Silicon Quantum Information Processing 2017

I will give an invited talk at SiQIP 2017 with title “Cryo-CMOS Electronics for Scalable Quantum Computing” in Lancaster in September.

2 presentations + poster at the Silicon Quantum Electronics Workshop

Coming August, my group will have several contributions at the Silicon Quantum Electronics Workshop in Hillsboro (OR).
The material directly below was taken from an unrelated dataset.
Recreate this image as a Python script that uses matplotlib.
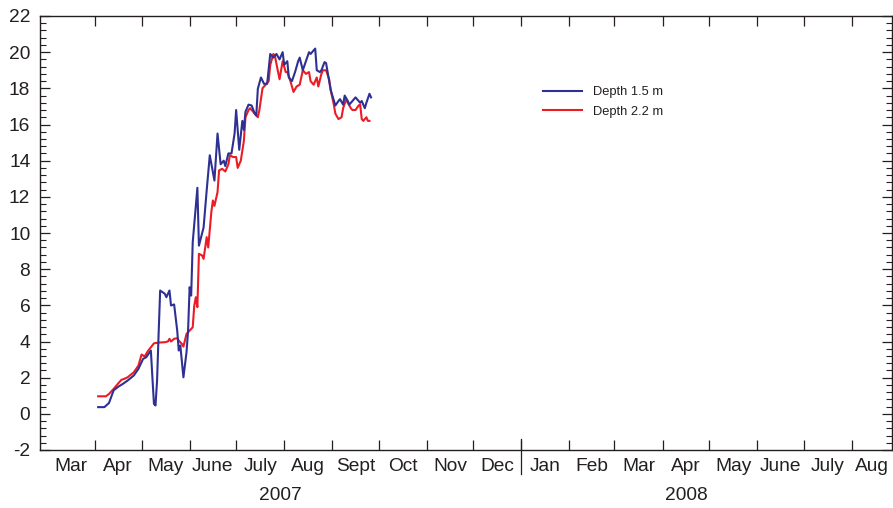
import matplotlib
matplotlib.use("Agg")
import matplotlib.pyplot as plt
import matplotlib.dates as mdates
import matplotlib.transforms as mtransforms
from matplotlib.ticker import MultipleLocator
from matplotlib.lines import Line2D
import pandas as pd

plt.rcParams["font.family"] = ["Liberation Sans", "DejaVu Sans"]
plt.rcParams["axes.unicode_minus"] = False

# ---------------- data ----------------
blue_dates = ["2007-04-03", "2007-04-07", "2007-04-10", "2007-04-13", "2007-04-16", "2007-04-19",
              "2007-04-22", "2007-04-26", "2007-04-29", "2007-05-02", "2007-05-04", "2007-05-07",
              "2007-05-08", "2007-05-09", "2007-05-10", "2007-05-11", "2007-05-12", "2007-05-13",
              "2007-05-16", "2007-05-17", "2007-05-19", "2007-05-20", "2007-05-22", "2007-05-24",
              "2007-05-25", "2007-05-26", "2007-05-28", "2007-05-30", "2007-05-31", "2007-06-01",
              "2007-06-02", "2007-06-03", "2007-06-06", "2007-06-07", "2007-06-10", "2007-06-12",
              "2007-06-14", "2007-06-17", "2007-06-19", "2007-06-21", "2007-06-23", "2007-06-24",
              "2007-06-26", "2007-06-28", "2007-06-30", "2007-07-01", "2007-07-03", "2007-07-05",
              "2007-07-06", "2007-07-07", "2007-07-09", "2007-07-11", "2007-07-13", "2007-07-14",
              "2007-07-15", "2007-07-17", "2007-07-19", "2007-07-21", "2007-07-23", "2007-07-25",
              "2007-07-27", "2007-07-29", "2007-07-31", "2007-08-01", "2007-08-03", "2007-08-04",
              "2007-08-06", "2007-08-08", "2007-08-10", "2007-08-11", "2007-08-13", "2007-08-17",
              "2007-08-18", "2007-08-21", "2007-08-22", "2007-08-24", "2007-08-25", "2007-08-27",
              "2007-08-28", "2007-08-29", "2007-08-31", "2007-09-03", "2007-09-05", "2007-09-06",
              "2007-09-08", "2007-09-09", "2007-09-11", "2007-09-12", "2007-09-14", "2007-09-16",
              "2007-09-17", "2007-09-19", "2007-09-20", "2007-09-22", "2007-09-23", "2007-09-25",
              "2007-09-26"]
blue_vals = [0.37, 0.37, 0.6, 1.3, 1.5, 1.66,
             1.84, 2.12, 2.49, 3.04, 3.13, 3.5,
             2.0, 0.55, 0.46, 1.84, 4.42, 6.82,
             6.64, 6.45, 6.82, 5.99, 6.05, 4.6,
             3.5, 3.78, 2.02, 3.41, 4.6, 7.0,
             6.54, 9.49, 12.5, 9.3, 10.3, 12.35,
             14.3, 12.9, 15.5, 13.8, 14.0, 13.7,
             14.4, 14.4, 15.5, 16.8, 14.6, 16.2,
             15.7, 16.7, 17.1, 17.05, 16.6, 16.5,
             17.98, 18.6, 18.25, 18.25, 19.9, 19.7,
             19.9, 19.6, 20.0, 19.3, 19.5, 18.6,
             18.4, 18.9, 19.5, 19.7, 19.0, 20.0,
             19.9, 20.2, 19.0, 18.9, 19.0, 19.45,
             19.4, 18.9, 17.9, 17.05, 17.3, 17.4,
             17.1, 17.6, 17.3, 17.1, 17.3, 17.5,
             17.4, 17.2, 17.3, 16.9, 17.2, 17.7,
             17.5]

red_dates = ["2007-04-03", "2007-04-08", "2007-04-10", "2007-04-13", "2007-04-16", "2007-04-18",
             "2007-04-20", "2007-04-22", "2007-04-26", "2007-04-29", "2007-05-01", "2007-05-03",
             "2007-05-05", "2007-05-07", "2007-05-09", "2007-05-12", "2007-05-16", "2007-05-18",
             "2007-05-19", "2007-05-20", "2007-05-22", "2007-05-24", "2007-05-25", "2007-05-27",
             "2007-05-28", "2007-05-30", "2007-06-01", "2007-06-03", "2007-06-04", "2007-06-05",
             "2007-06-06", "2007-06-07", "2007-06-09", "2007-06-10", "2007-06-12", "2007-06-13",
             "2007-06-15", "2007-06-16", "2007-06-17", "2007-06-19", "2007-06-20", "2007-06-22",
             "2007-06-24", "2007-06-26", "2007-06-27", "2007-06-29", "2007-07-01", "2007-07-02",
             "2007-07-04", "2007-07-06", "2007-07-07", "2007-07-09", "2007-07-10", "2007-07-12",
             "2007-07-15", "2007-07-16", "2007-07-18", "2007-07-20", "2007-07-22", "2007-07-23",
             "2007-07-25", "2007-07-26", "2007-07-27", "2007-07-29", "2007-07-31", "2007-08-02",
             "2007-08-03", "2007-08-05", "2007-08-07", "2007-08-09", "2007-08-11", "2007-08-13",
             "2007-08-15", "2007-08-17", "2007-08-18", "2007-08-20", "2007-08-22", "2007-08-23",
             "2007-08-25", "2007-08-26", "2007-08-28", "2007-08-30", "2007-08-31", "2007-09-02",
             "2007-09-03", "2007-09-05", "2007-09-07", "2007-09-08", "2007-09-10", "2007-09-11",
             "2007-09-13", "2007-09-14", "2007-09-16", "2007-09-18", "2007-09-19", "2007-09-20",
             "2007-09-21", "2007-09-23", "2007-09-24", "2007-09-25"]
red_vals = [0.97, 0.97, 1.1, 1.38, 1.69, 1.88,
            1.94, 2.02, 2.3, 2.67, 3.28, 3.17,
            3.46, 3.68, 3.9, 3.94, 3.96, 4.0,
            4.15, 4.0, 4.15, 4.18, 4.05, 3.87,
            3.72, 4.42, 4.6, 4.79, 5.99, 6.45,
            5.9, 8.85, 8.76, 8.57, 9.77, 9.2,
            11.15, 11.8, 11.5, 12.26, 13.46, 13.55,
            13.4, 13.8, 14.3, 14.2, 14.2, 13.6,
            14.0, 15.1, 16.4, 16.8, 16.9, 16.7,
            16.4, 16.8, 18.0, 18.2, 18.4, 19.3,
            19.9, 19.8, 19.35, 18.5, 19.5, 18.9,
            18.9, 18.4, 17.8, 18.1, 18.2, 19.0,
            18.8, 18.9, 18.4, 18.2, 18.6, 18.1,
            18.8, 19.0, 19.0, 18.5, 17.9, 17.1,
            16.6, 16.3, 16.4, 16.9, 17.4, 17.2,
            16.9, 16.8, 16.8, 17.05, 17.1, 16.3,
            16.2, 16.4, 16.2, 16.2]

month_labels = ["Mar", "Apr", "May", "June", "July", "Aug", "Sept", "Oct", "Nov", "Dec",
                "Jan", "Feb", "Mar", "Apr", "May", "June", "July", "Aug"]
year_labels = ["2007", "2008"]
series_names = ["Depth 1.5 m", "Depth 2.2 m"]

# ---------------- figure ----------------
W, H = 893, 508
fig = plt.figure(figsize=(W / 100, H / 100), dpi=100)
ax = fig.add_axes([40 / W, 1 - 450 / H, 852 / W, 434 / H])

ink = "#231f20"
blue = "#2e3192"
red = "#ed1c24"

bd = mdates.date2num(pd.to_datetime(blue_dates))
rd = mdates.date2num(pd.to_datetime(red_dates))
ax.plot(bd, blue_vals, color=blue, lw=1.5, label=series_names[0], zorder=3)
ax.plot(rd, red_vals, color=red, lw=1.5, label=series_names[1], zorder=2)

x0 = mdates.date2num(pd.Timestamp("2007-03-01")) - 4.5
x1 = mdates.date2num(pd.Timestamp("2008-08-01")) + 26
ax.set_xlim(x0, x1)
ax.set_ylim(-2, 22)

for s in ax.spines.values():
    s.set_color(ink)
    s.set_linewidth(1.0)

# y ticks
ax.set_yticks(range(-2, 23, 2))
ax.yaxis.set_minor_locator(MultipleLocator(0.4))
ax.tick_params(axis="y", which="major", direction="in", left=True, right=True,
               length=7.5, width=0.9, color=ink, labelsize=13.8, labelcolor=ink, pad=7)
ax.tick_params(axis="y", which="minor", direction="in", left=True, right=True,
               length=4, width=0.8, color=ink)

# x ticks at month boundaries
month_starts = pd.date_range("2007-03-01", "2008-09-01", freq="MS")
tick_pos = [mdates.date2num(m) for m in month_starts if x0 + 6 < mdates.date2num(m) < x1]
ax.set_xticks(tick_pos)
ax.set_xticklabels([])
ax.tick_params(axis="x", which="major", direction="in", top=True, bottom=True,
               length=7.5, width=0.9, color=ink)

trans = mtransforms.blended_transform_factory(ax.transData, ax.transAxes)
for i, lab in enumerate(month_labels):
    a = max(mdates.date2num(month_starts[i]), x0)
    b = min(mdates.date2num(month_starts[i + 1]), x1)
    ax.text((a + b) / 2, -0.039, lab, transform=trans, ha="center", va="center",
            fontsize=13.8, color=ink)

jan = mdates.date2num(pd.Timestamp("2008-01-01"))
aug = mdates.date2num(pd.Timestamp("2008-08-01"))
ax.add_line(Line2D([jan, jan], [-0.055, 0.025], transform=trans, clip_on=False,
                   color=ink, lw=0.9))

ax.text((x0 + jan) / 2, -0.104, year_labels[0], transform=trans, ha="center",
        va="center", fontsize=13.8, color=ink)
ax.text((jan + aug) / 2, -0.104, year_labels[1], transform=trans, ha="center",
        va="center", fontsize=13.8, color=ink)

leg = ax.legend(loc="upper left", bbox_to_anchor=(543 / W, 1 - 86 / H),
                bbox_transform=fig.transFigure, frameon=False, borderpad=0,
                borderaxespad=0, handlelength=3.0, handletextpad=0.85,
                labelspacing=0.6, prop={"size": 9.3})
for t in leg.get_texts():
    t.set_color(ink)

fig.savefig("out.png", dpi=100)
This is the reference workshop for the community working on silicon qubits, i.e. basically spin qubits.

We will have 2 presentations:

  • Jeroen van Dijk: Trade-offs in engineering a scalable cryogeni controller for solid-state spin-qubits
  • Bishnu Patra: Cryogenic frequency synthesis for qubit control: Analysis and Design

and several posters:

  • Rosario M. Incandela, Edoardo Charbon, Fabio Sebastiano: A 7-K noise temperature cryogenic CMOS LNA for scalable RF readout of spin qubits
  • M. Mehrpoo, F. Sebastiano, E. Charbon, M. Babaie: Design Considerations of Cryo-RFICs for Superconducting Qubits Readout
  • Andrea Ruffino, Masoud Babaie, Fabio Sebastiano, Edoardo Charbon: Cryo-CMOS circulators for spin and superconducting qubits

Cryo-CMOS at DAC 2017

I have been invited at DAC (Design Automation Conference) to give a talk on our work on cryo-CMOS for quantum computing. In particular, I will focus both on my group’s effort in design tools that can enable the design of cryogenic circuits for quantum computers, and on what the design automation industry will have to do to make quantum computers possible.